Your instructions
Transcribe all of the material exactly. Any picture in it should be left out.

----- Information shown

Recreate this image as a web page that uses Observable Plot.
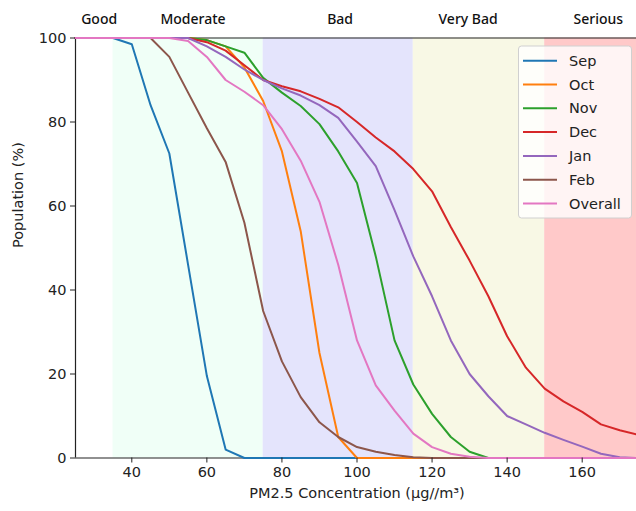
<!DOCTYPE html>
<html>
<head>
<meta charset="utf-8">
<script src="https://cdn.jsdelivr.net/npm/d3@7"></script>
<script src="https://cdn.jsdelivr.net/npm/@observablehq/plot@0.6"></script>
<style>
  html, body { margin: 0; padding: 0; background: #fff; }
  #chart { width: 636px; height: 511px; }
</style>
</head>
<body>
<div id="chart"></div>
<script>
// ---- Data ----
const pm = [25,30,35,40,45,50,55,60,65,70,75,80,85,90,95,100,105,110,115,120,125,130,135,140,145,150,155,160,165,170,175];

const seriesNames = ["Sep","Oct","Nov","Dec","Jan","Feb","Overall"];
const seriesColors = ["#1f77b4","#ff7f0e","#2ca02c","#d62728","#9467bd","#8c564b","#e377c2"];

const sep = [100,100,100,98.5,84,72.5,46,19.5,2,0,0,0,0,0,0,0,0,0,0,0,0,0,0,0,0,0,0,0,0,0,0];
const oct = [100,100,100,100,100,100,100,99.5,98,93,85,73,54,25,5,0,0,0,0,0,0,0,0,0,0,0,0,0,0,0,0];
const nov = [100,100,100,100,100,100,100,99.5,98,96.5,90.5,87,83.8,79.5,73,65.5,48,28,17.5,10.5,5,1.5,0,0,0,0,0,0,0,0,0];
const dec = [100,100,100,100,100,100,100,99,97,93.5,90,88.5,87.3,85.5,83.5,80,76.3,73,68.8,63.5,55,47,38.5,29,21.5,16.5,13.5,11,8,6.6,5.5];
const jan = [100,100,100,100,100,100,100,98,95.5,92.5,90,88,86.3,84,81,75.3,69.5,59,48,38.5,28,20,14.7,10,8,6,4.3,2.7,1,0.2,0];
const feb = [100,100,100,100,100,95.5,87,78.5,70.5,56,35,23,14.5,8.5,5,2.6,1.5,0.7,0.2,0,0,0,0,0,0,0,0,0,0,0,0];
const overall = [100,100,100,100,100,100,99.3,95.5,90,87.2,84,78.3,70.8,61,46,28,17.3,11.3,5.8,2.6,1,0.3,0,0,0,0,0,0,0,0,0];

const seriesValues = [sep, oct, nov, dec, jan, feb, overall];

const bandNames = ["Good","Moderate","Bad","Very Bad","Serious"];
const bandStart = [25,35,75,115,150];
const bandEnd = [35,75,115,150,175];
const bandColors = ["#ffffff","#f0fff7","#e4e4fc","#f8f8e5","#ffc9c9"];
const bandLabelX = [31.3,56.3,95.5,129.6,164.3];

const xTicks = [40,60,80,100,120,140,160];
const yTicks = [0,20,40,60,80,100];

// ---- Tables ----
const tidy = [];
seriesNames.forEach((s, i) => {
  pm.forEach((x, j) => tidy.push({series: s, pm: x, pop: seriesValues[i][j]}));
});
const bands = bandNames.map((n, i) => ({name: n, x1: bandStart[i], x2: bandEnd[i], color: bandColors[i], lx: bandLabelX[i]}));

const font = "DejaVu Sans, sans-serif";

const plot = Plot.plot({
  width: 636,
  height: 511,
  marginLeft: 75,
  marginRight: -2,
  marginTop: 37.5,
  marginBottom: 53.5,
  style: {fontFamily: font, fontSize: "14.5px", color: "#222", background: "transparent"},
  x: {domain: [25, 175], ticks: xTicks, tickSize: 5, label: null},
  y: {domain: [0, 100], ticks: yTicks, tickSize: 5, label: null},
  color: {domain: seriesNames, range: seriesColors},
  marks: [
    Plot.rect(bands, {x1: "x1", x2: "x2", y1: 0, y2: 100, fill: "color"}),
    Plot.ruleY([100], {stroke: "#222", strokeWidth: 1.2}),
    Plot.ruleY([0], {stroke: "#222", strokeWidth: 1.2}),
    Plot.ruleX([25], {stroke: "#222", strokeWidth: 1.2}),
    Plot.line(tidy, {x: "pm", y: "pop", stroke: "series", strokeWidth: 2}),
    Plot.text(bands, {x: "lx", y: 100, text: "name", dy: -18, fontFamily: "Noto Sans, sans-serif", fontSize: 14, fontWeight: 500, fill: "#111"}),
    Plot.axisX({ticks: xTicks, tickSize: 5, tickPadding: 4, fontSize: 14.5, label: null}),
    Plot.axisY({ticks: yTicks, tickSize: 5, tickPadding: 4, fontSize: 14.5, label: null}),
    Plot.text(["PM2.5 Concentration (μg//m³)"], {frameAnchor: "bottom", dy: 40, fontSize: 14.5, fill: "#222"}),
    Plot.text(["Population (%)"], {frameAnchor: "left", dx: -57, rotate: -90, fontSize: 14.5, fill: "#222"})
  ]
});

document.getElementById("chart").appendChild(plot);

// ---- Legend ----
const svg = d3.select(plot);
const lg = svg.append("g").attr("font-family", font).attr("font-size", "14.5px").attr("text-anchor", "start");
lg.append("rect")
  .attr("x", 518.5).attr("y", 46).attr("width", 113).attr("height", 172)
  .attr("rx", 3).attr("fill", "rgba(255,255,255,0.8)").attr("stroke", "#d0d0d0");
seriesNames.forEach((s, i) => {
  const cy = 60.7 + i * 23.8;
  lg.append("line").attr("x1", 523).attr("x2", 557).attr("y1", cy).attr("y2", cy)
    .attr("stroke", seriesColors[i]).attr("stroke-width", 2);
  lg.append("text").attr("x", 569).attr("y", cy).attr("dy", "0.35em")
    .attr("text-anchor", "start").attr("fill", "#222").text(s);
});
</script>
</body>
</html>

----------

Solution for this problem
Recreate this image as a web page that uses Observable Plot.
<!DOCTYPE html>
<html>
<head>
<meta charset="utf-8">
<script src="https://cdn.jsdelivr.net/npm/d3@7"></script>
<script src="https://cdn.jsdelivr.net/npm/@observablehq/plot@0.6"></script>
<style>
  html, body { margin: 0; padding: 0; background: #fff; }
  #chart { width: 636px; height: 511px; }
</style>
</head>
<body>
<div id="chart"></div>
<script>
// ---- Data ----
const pm = [25,30,35,40,45,50,55,60,65,70,75,80,85,90,95,100,105,110,115,120,125,130,135,140,145,150,155,160,165,170,175];

const seriesNames = ["Sep","Oct","Nov","Dec","Jan","Feb","Overall"];
const seriesColors = ["#1f77b4","#ff7f0e","#2ca02c","#d62728","#9467bd","#8c564b","#e377c2"];

const sep = [100,100,100,98.5,84,72.5,46,19.5,2,0,0,0,0,0,0,0,0,0,0,0,0,0,0,0,0,0,0,0,0,0,0];
const oct = [100,100,100,100,100,100,100,99.5,98,93,85,73,54,25,5,0,0,0,0,0,0,0,0,0,0,0,0,0,0,0,0];
const nov = [100,100,100,100,100,100,100,99.5,98,96.5,90.5,87,83.8,79.5,73,65.5,48,28,17.5,10.5,5,1.5,0,0,0,0,0,0,0,0,0];
const dec = [100,100,100,100,100,100,100,99,97,93.5,90,88.5,87.3,85.5,83.5,80,76.3,73,68.8,63.5,55,47,38.5,29,21.5,16.5,13.5,11,8,6.6,5.5];
const jan = [100,100,100,100,100,100,100,98,95.5,92.5,90,88,86.3,84,81,75.3,69.5,59,48,38.5,28,20,14.7,10,8,6,4.3,2.7,1,0.2,0];
const feb = [100,100,100,100,100,95.5,87,78.5,70.5,56,35,23,14.5,8.5,5,2.6,1.5,0.7,0.2,0,0,0,0,0,0,0,0,0,0,0,0];
const overall = [100,100,100,100,100,100,99.3,95.5,90,87.2,84,78.3,70.8,61,46,28,17.3,11.3,5.8,2.6,1,0.3,0,0,0,0,0,0,0,0,0];

const seriesValues = [sep, oct, nov, dec, jan, feb, overall];

const bandNames = ["Good","Moderate","Bad","Very Bad","Serious"];
const bandStart = [25,35,75,115,150];
const bandEnd = [35,75,115,150,175];
const bandColors = ["#ffffff","#f0fff7","#e4e4fc","#f8f8e5","#ffc9c9"];
const bandLabelX = [31.3,56.3,95.5,129.6,164.3];

const xTicks = [40,60,80,100,120,140,160];
const yTicks = [0,20,40,60,80,100];

// ---- Tables ----
const tidy = [];
seriesNames.forEach((s, i) => {
  pm.forEach((x, j) => tidy.push({series: s, pm: x, pop: seriesValues[i][j]}));
});
const bands = bandNames.map((n, i) => ({name: n, x1: bandStart[i], x2: bandEnd[i], color: bandColors[i], lx: bandLabelX[i]}));

const font = "DejaVu Sans, sans-serif";

const plot = Plot.plot({
  width: 636,
  height: 511,
  marginLeft: 75,
  marginRight: -2,
  marginTop: 37.5,
  marginBottom: 53.5,
  style: {fontFamily: font, fontSize: "14.5px", color: "#222", background: "transparent"},
  x: {domain: [25, 175], ticks: xTicks, tickSize: 5, label: null},
  y: {domain: [0, 100], ticks: yTicks, tickSize: 5, label: null},
  color: {domain: seriesNames, range: seriesColors},
  marks: [
    Plot.rect(bands, {x1: "x1", x2: "x2", y1: 0, y2: 100, fill: "color"}),
    Plot.ruleY([100], {stroke: "#222", strokeWidth: 1.2}),
    Plot.ruleY([0], {stroke: "#222", strokeWidth: 1.2}),
    Plot.ruleX([25], {stroke: "#222", strokeWidth: 1.2}),
    Plot.line(tidy, {x: "pm", y: "pop", stroke: "series", strokeWidth: 2}),
    Plot.text(bands, {x: "lx", y: 100, text: "name", dy: -18, fontFamily: "Noto Sans, sans-serif", fontSize: 14, fontWeight: 500, fill: "#111"}),
    Plot.axisX({ticks: xTicks, tickSize: 5, tickPadding: 4, fontSize: 14.5, label: null}),
    Plot.axisY({ticks: yTicks, tickSize: 5, tickPadding: 4, fontSize: 14.5, label: null}),
    Plot.text(["PM2.5 Concentration (μg//m³)"], {frameAnchor: "bottom", dy: 40, fontSize: 14.5, fill: "#222"}),
    Plot.text(["Population (%)"], {frameAnchor: "left", dx: -57, rotate: -90, fontSize: 14.5, fill: "#222"})
  ]
});

document.getElementById("chart").appendChild(plot);

// ---- Legend ----
const svg = d3.select(plot);
const lg = svg.append("g").attr("font-family", font).attr("font-size", "14.5px").attr("text-anchor", "start");
lg.append("rect")
  .attr("x", 518.5).attr("y", 46).attr("width", 113).attr("height", 172)
  .attr("rx", 3).attr("fill", "rgba(255,255,255,0.8)").attr("stroke", "#d0d0d0");
seriesNames.forEach((s, i) => {
  const cy = 60.7 + i * 23.8;
  lg.append("line").attr("x1", 523).attr("x2", 557).attr("y1", cy).attr("y2", cy)
    .attr("stroke", seriesColors[i]).attr("stroke-width", 2);
  lg.append("text").attr("x", 569).attr("y", cy).attr("dy", "0.35em")
    .attr("text-anchor", "start").attr("fill", "#222").text(s);
});
</script>
</body>
</html>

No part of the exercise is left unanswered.